— start Supplied material —
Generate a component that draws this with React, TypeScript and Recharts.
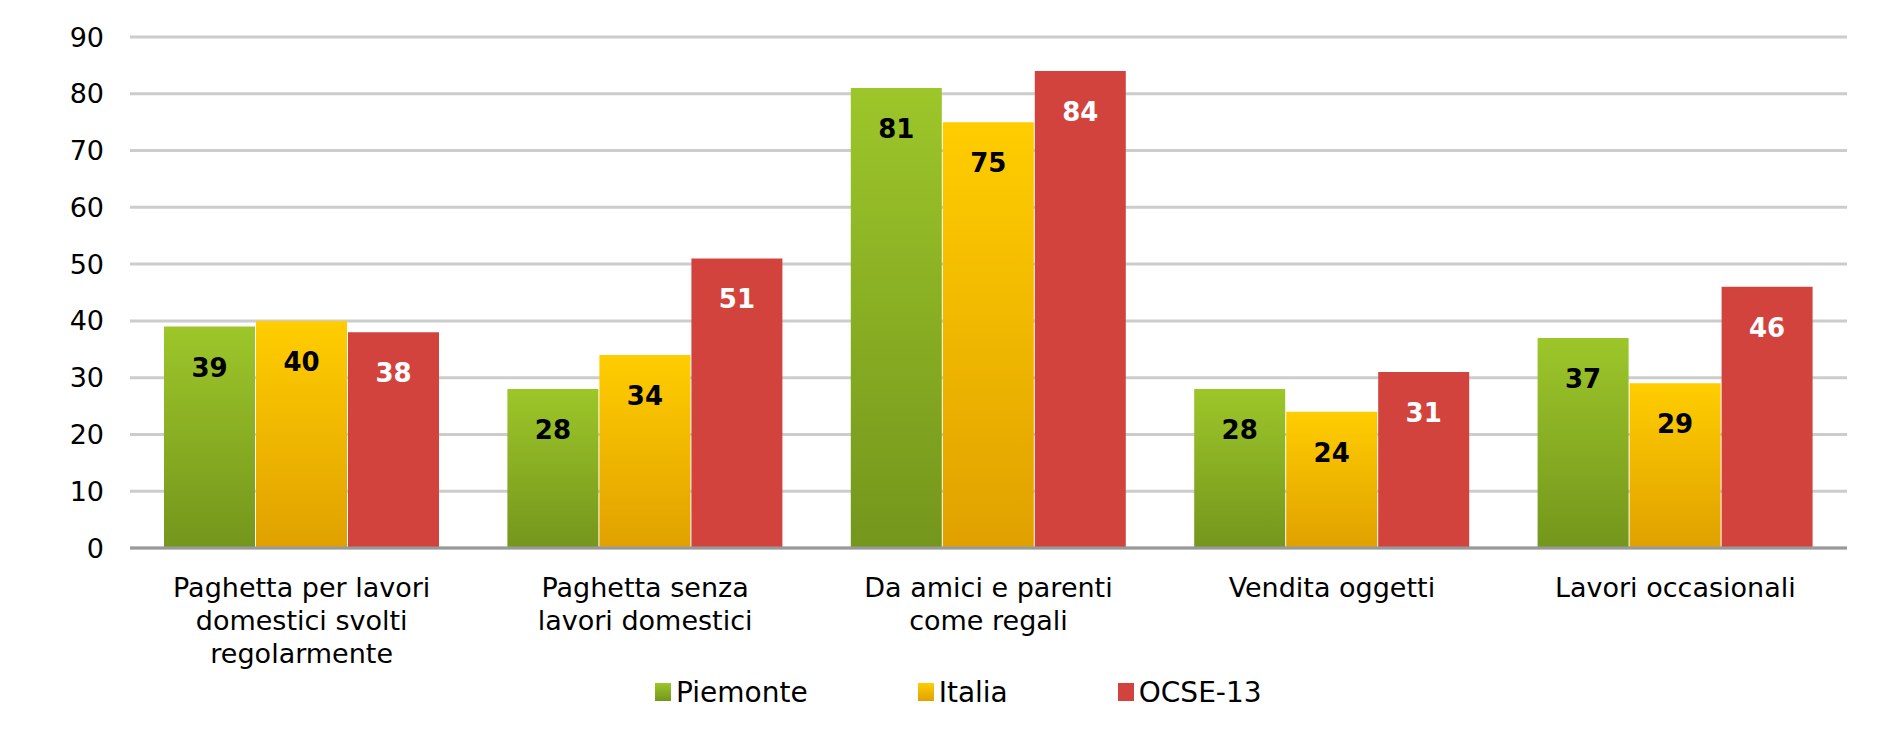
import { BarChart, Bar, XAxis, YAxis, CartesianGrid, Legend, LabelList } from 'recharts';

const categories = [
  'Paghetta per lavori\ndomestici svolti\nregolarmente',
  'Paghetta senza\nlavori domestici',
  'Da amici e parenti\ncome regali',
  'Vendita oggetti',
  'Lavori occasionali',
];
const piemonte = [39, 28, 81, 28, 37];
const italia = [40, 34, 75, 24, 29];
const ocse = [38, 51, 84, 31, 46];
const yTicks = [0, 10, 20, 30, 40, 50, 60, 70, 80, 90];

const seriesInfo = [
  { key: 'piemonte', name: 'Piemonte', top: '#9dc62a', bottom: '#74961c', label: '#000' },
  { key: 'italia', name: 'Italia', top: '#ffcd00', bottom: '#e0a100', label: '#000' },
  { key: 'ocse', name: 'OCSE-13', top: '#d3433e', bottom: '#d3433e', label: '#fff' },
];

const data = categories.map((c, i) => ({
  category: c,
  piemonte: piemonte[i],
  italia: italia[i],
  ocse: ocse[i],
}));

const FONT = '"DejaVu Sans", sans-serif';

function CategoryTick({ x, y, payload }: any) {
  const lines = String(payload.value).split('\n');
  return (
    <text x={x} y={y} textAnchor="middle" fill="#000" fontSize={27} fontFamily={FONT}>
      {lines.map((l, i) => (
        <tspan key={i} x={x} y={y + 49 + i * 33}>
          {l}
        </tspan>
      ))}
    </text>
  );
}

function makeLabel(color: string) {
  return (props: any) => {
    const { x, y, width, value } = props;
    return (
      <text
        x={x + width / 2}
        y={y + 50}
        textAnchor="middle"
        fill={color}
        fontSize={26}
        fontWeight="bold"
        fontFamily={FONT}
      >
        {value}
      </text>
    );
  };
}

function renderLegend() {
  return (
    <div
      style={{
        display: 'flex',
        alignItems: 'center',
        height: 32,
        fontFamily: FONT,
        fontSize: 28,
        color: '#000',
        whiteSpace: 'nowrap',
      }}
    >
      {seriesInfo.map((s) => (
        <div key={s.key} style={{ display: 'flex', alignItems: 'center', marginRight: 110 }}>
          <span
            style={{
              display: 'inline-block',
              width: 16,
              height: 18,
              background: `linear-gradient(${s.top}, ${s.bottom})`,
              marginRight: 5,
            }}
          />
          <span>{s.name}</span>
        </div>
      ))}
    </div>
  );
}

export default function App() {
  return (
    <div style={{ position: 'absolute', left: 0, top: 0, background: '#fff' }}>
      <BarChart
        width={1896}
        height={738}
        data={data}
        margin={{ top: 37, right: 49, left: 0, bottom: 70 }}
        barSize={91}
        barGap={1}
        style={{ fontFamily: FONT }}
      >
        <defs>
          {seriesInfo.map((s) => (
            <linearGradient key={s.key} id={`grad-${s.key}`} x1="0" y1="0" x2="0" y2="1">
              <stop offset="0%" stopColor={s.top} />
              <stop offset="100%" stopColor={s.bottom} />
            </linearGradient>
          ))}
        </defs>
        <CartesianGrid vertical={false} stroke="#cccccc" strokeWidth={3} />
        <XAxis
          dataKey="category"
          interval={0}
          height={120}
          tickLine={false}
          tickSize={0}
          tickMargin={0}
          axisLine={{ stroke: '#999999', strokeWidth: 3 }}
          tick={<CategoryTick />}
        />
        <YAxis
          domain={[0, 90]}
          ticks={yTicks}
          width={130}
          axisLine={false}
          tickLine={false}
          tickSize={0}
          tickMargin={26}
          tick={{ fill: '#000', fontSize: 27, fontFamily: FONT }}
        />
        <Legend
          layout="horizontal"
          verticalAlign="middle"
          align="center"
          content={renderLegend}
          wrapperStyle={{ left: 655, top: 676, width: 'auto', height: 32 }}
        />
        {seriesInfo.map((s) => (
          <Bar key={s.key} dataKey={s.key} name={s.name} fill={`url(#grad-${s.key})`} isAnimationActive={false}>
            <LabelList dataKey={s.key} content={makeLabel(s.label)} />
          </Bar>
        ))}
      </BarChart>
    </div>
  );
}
— end Supplied material —
### Problem
Repeat the material verbatim. Do not carry over any picture.

### Output of the exercise
Generate a component that draws this with React, TypeScript and Recharts.
import { BarChart, Bar, XAxis, YAxis, CartesianGrid, Legend, LabelList } from 'recharts';

const categories = [
  'Paghetta per lavori\ndomestici svolti\nregolarmente',
  'Paghetta senza\nlavori domestici',
  'Da amici e parenti\ncome regali',
  'Vendita oggetti',
  'Lavori occasionali',
];
const piemonte = [39, 28, 81, 28, 37];
const italia = [40, 34, 75, 24, 29];
const ocse = [38, 51, 84, 31, 46];
const yTicks = [0, 10, 20, 30, 40, 50, 60, 70, 80, 90];

const seriesInfo = [
  { key: 'piemonte', name: 'Piemonte', top: '#9dc62a', bottom: '#74961c', label: '#000' },
  { key: 'italia', name: 'Italia', top: '#ffcd00', bottom: '#e0a100', label: '#000' },
  { key: 'ocse', name: 'OCSE-13', top: '#d3433e', bottom: '#d3433e', label: '#fff' },
];

const data = categories.map((c, i) => ({
  category: c,
  piemonte: piemonte[i],
  italia: italia[i],
  ocse: ocse[i],
}));

const FONT = '"DejaVu Sans", sans-serif';

function CategoryTick({ x, y, payload }: any) {
  const lines = String(payload.value).split('\n');
  return (
    <text x={x} y={y} textAnchor="middle" fill="#000" fontSize={27} fontFamily={FONT}>
      {lines.map((l, i) => (
        <tspan key={i} x={x} y={y + 49 + i * 33}>
          {l}
        </tspan>
      ))}
    </text>
  );
}

function makeLabel(color: string) {
  return (props: any) => {
    const { x, y, width, value } = props;
    return (
      <text
        x={x + width / 2}
        y={y + 50}
        textAnchor="middle"
        fill={color}
        fontSize={26}
        fontWeight="bold"
        fontFamily={FONT}
      >
        {value}
      </text>
    );
  };
}

function renderLegend() {
  return (
    <div
      style={{
        display: 'flex',
        alignItems: 'center',
        height: 32,
        fontFamily: FONT,
        fontSize: 28,
        color: '#000',
        whiteSpace: 'nowrap',
      }}
    >
      {seriesInfo.map((s) => (
        <div key={s.key} style={{ display: 'flex', alignItems: 'center', marginRight: 110 }}>
          <span
            style={{
              display: 'inline-block',
              width: 16,
              height: 18,
              background: `linear-gradient(${s.top}, ${s.bottom})`,
              marginRight: 5,
            }}
          />
          <span>{s.name}</span>
        </div>
      ))}
    </div>
  );
}

export default function App() {
  return (
    <div style={{ position: 'absolute', left: 0, top: 0, background: '#fff' }}>
      <BarChart
        width={1896}
        height={738}
        data={data}
        margin={{ top: 37, right: 49, left: 0, bottom: 70 }}
        barSize={91}
        barGap={1}
        style={{ fontFamily: FONT }}
      >
        <defs>
          {seriesInfo.map((s) => (
            <linearGradient key={s.key} id={`grad-${s.key}`} x1="0" y1="0" x2="0" y2="1">
              <stop offset="0%" stopColor={s.top} />
              <stop offset="100%" stopColor={s.bottom} />
            </linearGradient>
          ))}
        </defs>
        <CartesianGrid vertical={false} stroke="#cccccc" strokeWidth={3} />
        <XAxis
          dataKey="category"
          interval={0}
          height={120}
          tickLine={false}
          tickSize={0}
          tickMargin={0}
          axisLine={{ stroke: '#999999', strokeWidth: 3 }}
          tick={<CategoryTick />}
        />
        <YAxis
          domain={[0, 90]}
          ticks={yTicks}
          width={130}
          axisLine={false}
          tickLine={false}
          tickSize={0}
          tickMargin={26}
          tick={{ fill: '#000', fontSize: 27, fontFamily: FONT }}
        />
        <Legend
          layout="horizontal"
          verticalAlign="middle"
          align="center"
          content={renderLegend}
          wrapperStyle={{ left: 655, top: 676, width: 'auto', height: 32 }}
        />
        {seriesInfo.map((s) => (
          <Bar key={s.key} dataKey={s.key} name={s.name} fill={`url(#grad-${s.key})`} isAnimationActive={false}>
            <LabelList dataKey={s.key} content={makeLabel(s.label)} />
          </Bar>
        ))}
      </BarChart>
    </div>
  );
}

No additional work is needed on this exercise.